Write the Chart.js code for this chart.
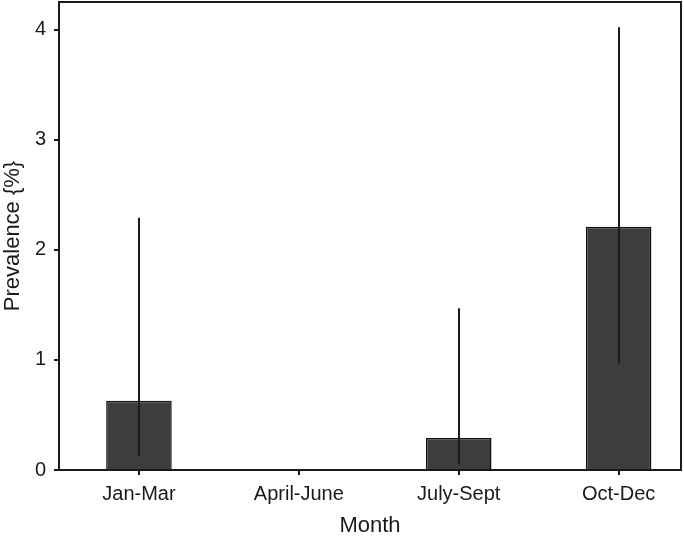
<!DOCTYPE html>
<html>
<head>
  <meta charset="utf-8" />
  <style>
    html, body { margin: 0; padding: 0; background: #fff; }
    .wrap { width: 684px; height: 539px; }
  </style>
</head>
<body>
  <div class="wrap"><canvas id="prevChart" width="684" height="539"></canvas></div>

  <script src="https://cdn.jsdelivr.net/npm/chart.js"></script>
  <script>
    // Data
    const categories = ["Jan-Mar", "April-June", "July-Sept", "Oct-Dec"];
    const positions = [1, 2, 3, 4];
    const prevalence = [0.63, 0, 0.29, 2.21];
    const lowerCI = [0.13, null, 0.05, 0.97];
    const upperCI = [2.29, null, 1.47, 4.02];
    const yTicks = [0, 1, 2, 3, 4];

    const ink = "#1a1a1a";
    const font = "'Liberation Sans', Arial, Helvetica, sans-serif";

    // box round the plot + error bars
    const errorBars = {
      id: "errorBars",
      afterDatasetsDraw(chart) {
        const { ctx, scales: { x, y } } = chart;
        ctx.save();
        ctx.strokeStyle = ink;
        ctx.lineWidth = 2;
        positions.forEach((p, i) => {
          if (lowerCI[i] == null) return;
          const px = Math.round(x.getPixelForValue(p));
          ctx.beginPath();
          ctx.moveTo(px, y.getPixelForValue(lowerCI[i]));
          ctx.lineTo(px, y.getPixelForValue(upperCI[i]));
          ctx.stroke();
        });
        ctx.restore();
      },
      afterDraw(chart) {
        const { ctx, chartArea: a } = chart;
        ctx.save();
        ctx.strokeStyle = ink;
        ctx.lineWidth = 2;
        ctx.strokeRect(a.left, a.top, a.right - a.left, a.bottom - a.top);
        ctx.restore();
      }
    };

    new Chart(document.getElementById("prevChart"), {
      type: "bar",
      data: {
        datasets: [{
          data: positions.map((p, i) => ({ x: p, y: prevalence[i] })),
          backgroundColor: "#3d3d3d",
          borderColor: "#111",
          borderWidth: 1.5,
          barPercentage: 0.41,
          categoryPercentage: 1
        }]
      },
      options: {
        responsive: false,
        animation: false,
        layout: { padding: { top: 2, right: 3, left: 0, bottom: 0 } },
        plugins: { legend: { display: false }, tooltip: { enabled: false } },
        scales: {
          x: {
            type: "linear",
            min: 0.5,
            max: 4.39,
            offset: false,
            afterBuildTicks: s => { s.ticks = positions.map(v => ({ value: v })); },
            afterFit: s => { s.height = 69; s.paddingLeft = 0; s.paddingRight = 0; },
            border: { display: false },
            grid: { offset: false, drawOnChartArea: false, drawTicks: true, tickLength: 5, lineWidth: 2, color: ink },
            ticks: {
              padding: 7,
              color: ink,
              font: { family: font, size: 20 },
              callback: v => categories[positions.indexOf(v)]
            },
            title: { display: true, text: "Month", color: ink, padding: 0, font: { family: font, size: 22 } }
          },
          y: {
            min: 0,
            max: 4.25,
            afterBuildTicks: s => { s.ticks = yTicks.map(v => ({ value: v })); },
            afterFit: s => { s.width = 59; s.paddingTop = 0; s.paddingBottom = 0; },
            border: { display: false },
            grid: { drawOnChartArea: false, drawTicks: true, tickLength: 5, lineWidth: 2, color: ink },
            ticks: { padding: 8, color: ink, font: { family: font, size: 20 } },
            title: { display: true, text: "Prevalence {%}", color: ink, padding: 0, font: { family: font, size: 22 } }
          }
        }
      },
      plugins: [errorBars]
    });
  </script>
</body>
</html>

______________________________

▶ **Task details**:
The material above must be printed exactly, with its pictures left out.

▶ **Task output**:
Write the Chart.js code for this chart.
<!DOCTYPE html>
<html>
<head>
  <meta charset="utf-8" />
  <style>
    html, body { margin: 0; padding: 0; background: #fff; }
    .wrap { width: 684px; height: 539px; }
  </style>
</head>
<body>
  <div class="wrap"><canvas id="prevChart" width="684" height="539"></canvas></div>

  <script src="https://cdn.jsdelivr.net/npm/chart.js"></script>
  <script>
    // Data
    const categories = ["Jan-Mar", "April-June", "July-Sept", "Oct-Dec"];
    const positions = [1, 2, 3, 4];
    const prevalence = [0.63, 0, 0.29, 2.21];
    const lowerCI = [0.13, null, 0.05, 0.97];
    const upperCI = [2.29, null, 1.47, 4.02];
    const yTicks = [0, 1, 2, 3, 4];

    const ink = "#1a1a1a";
    const font = "'Liberation Sans', Arial, Helvetica, sans-serif";

    // box round the plot + error bars
    const errorBars = {
      id: "errorBars",
      afterDatasetsDraw(chart) {
        const { ctx, scales: { x, y } } = chart;
        ctx.save();
        ctx.strokeStyle = ink;
        ctx.lineWidth = 2;
        positions.forEach((p, i) => {
          if (lowerCI[i] == null) return;
          const px = Math.round(x.getPixelForValue(p));
          ctx.beginPath();
          ctx.moveTo(px, y.getPixelForValue(lowerCI[i]));
          ctx.lineTo(px, y.getPixelForValue(upperCI[i]));
          ctx.stroke();
        });
        ctx.restore();
      },
      afterDraw(chart) {
        const { ctx, chartArea: a } = chart;
        ctx.save();
        ctx.strokeStyle = ink;
        ctx.lineWidth = 2;
        ctx.strokeRect(a.left, a.top, a.right - a.left, a.bottom - a.top);
        ctx.restore();
      }
    };

    new Chart(document.getElementById("prevChart"), {
      type: "bar",
      data: {
        datasets: [{
          data: positions.map((p, i) => ({ x: p, y: prevalence[i] })),
          backgroundColor: "#3d3d3d",
          borderColor: "#111",
          borderWidth: 1.5,
          barPercentage: 0.41,
          categoryPercentage: 1
        }]
      },
      options: {
        responsive: false,
        animation: false,
        layout: { padding: { top: 2, right: 3, left: 0, bottom: 0 } },
        plugins: { legend: { display: false }, tooltip: { enabled: false } },
        scales: {
          x: {
            type: "linear",
            min: 0.5,
            max: 4.39,
            offset: false,
            afterBuildTicks: s => { s.ticks = positions.map(v => ({ value: v })); },
            afterFit: s => { s.height = 69; s.paddingLeft = 0; s.paddingRight = 0; },
            border: { display: false },
            grid: { offset: false, drawOnChartArea: false, drawTicks: true, tickLength: 5, lineWidth: 2, color: ink },
            ticks: {
              padding: 7,
              color: ink,
              font: { family: font, size: 20 },
              callback: v => categories[positions.indexOf(v)]
            },
            title: { display: true, text: "Month", color: ink, padding: 0, font: { family: font, size: 22 } }
          },
          y: {
            min: 0,
            max: 4.25,
            afterBuildTicks: s => { s.ticks = yTicks.map(v => ({ value: v })); },
            afterFit: s => { s.width = 59; s.paddingTop = 0; s.paddingBottom = 0; },
            border: { display: false },
            grid: { drawOnChartArea: false, drawTicks: true, tickLength: 5, lineWidth: 2, color: ink },
            ticks: { padding: 8, color: ink, font: { family: font, size: 20 } },
            title: { display: true, text: "Prevalence {%}", color: ink, padding: 0, font: { family: font, size: 22 } }
          }
        }
      },
      plugins: [errorBars]
    });
  </script>
</body>
</html>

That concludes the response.